No document available.
Abstract :
[en] When addressing the issue of further institutionalization of TA, two assumptions need to be empirically confronted and conceptually revisited. A first one considers the evolution of TA as a linear progression leading to new institutional creations in an increasing number of countries. Despite a series of calls for distributed, networked, multi-level and multi-actor TA capacities, the idea of creating more single, national, specialized and dedicated TA organizations remains dominant in TA discourse. A second assumption concerns the rationale of Technology Assessment and its performance in terms of “opening up” and “broadening out” (Ely et al. 2014) or “the reflexivity pathway” (Delvenne 2011), notably by resorting to participatory Technology Assessment. Results from case studies in Wallonia, Portugal and the Czech Republic require reconsidering the above-mentioned evolutionary assumptions for a more complex and paradoxical understanding of the future of TA. While the TA achievements in each case study are still uncertain to a high degree, we can sum up these respective TA developments under the banner of “evidence-based governance”. This particular understanding of knowledge and decision-making is coherent with a simultaneous observed shift away from the institutional deficit of TA (creating new institutions in newcomer countries) to a renewed strategy of resorbing a knowledge deficit (making TA knowledge available to a wider number of countries).
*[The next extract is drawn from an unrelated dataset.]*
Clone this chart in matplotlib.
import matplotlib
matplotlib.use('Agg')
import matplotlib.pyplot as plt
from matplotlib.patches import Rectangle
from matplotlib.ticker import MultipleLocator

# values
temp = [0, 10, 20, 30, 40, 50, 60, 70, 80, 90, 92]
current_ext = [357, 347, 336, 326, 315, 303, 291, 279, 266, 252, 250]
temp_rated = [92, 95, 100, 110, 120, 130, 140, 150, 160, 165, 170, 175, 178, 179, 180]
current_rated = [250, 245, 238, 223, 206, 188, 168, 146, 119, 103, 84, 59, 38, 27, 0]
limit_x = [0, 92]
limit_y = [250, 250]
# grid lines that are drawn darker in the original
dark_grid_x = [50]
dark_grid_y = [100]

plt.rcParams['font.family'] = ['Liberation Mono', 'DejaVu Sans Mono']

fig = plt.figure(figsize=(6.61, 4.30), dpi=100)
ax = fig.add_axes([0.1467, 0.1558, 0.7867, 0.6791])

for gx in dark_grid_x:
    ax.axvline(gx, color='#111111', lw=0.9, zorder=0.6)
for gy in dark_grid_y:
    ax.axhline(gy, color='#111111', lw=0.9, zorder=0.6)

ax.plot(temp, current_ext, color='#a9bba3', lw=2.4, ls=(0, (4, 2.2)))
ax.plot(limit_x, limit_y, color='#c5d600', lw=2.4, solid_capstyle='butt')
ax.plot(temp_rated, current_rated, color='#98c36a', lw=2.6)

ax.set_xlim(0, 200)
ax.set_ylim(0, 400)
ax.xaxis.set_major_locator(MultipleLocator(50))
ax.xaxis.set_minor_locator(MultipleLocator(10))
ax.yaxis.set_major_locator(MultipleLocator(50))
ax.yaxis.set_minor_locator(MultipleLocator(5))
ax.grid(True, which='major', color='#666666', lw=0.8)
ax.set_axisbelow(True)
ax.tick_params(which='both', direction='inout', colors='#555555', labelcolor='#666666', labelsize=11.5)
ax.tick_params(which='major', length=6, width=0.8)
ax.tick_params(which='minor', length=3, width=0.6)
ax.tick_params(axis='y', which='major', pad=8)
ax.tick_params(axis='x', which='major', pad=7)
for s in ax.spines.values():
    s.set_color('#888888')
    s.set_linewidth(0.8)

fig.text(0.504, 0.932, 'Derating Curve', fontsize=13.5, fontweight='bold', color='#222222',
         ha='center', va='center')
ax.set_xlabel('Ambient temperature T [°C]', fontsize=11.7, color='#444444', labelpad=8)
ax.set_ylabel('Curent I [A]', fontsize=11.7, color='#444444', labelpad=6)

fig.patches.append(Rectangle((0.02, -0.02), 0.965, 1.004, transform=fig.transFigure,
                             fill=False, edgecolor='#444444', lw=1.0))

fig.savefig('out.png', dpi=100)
This renewed approach to TA collaboration and capacity building increasingly gains traction both from a bottom-up perspective where actors try to organize themselves into a critical mass and in a top-down perspective of neoliberal and austerity policies. In such a constellation, positivistic science provides an evidence-base, which supposedly supports multi-level, multi-actor governance as it allows knowledge produced in one place to travel and serve a wide spectrum of actors and decision-making arenas. The consequences of this shift are crucially important to explore the re-makings and futures of Technology Assessment, as they put to the fore the issue of subsidiarity of both the production and the use of TA knowledge. Finally, we identify a shift from coexistence to a cosmopolitan mode of epistemic subsidiarity (Jasanoff 2013, 2014). The latter raises a series of new theoretical, practical and normative questions for the TA community.